# LE Curriculum Vitae / CV questions



## Guest

Anyone have a nice LE CV or a lot of experience looking at CVs that can answer my questions? PM me mkay thanks tits


----------



## LGriffin

LECSniper said:


> You drinking ?


LMAO, Tits!


----------



## Guest

FYI...unless a potential employer asks for a CV (which is generally only used in academic circles), send the less detailed and easier to read resume.


----------



## Guest

Delta784 said:


> FYI...unless a potential employer asks for a CV (which is generally only used in academic circles), send the less detailed and easier to read resume.


Thank you, kind sir.
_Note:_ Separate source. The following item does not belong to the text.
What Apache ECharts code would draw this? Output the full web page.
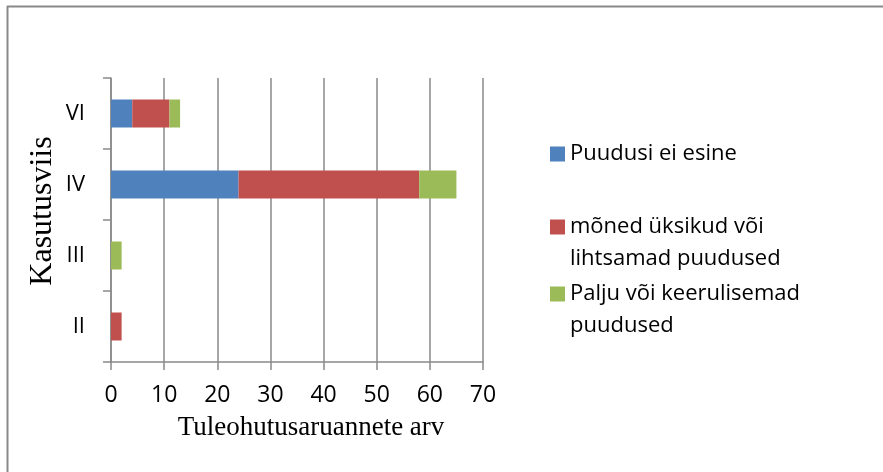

I've got one of those too but I'm seeking a fancy certification that requires me sending in my CV just to get the exam materials sent to me.....


----------



## sdb29

So I guess I just proved I went to a Quinn Bill diploma mill because I thought you were asking about a Law Enforcement Crown Victoria.

Q: What do you get when you drive through Umass Dartmouth with the top down?
A: A 3.4 GPA.


----------



## lofu

GMass said:


> Thank you, kind sir. I've got one of those too but I'm seeking a fancy certification that requires me sending in my CV just to get the exam materials sent to me.....


ACTAR?


----------



## Guest

lofu said:


> ACTAR?


I wish. Accident Recon is on my long-term list of "wants".

SANS Computer Forensics certificatin


----------



## lofu

Good luck


----------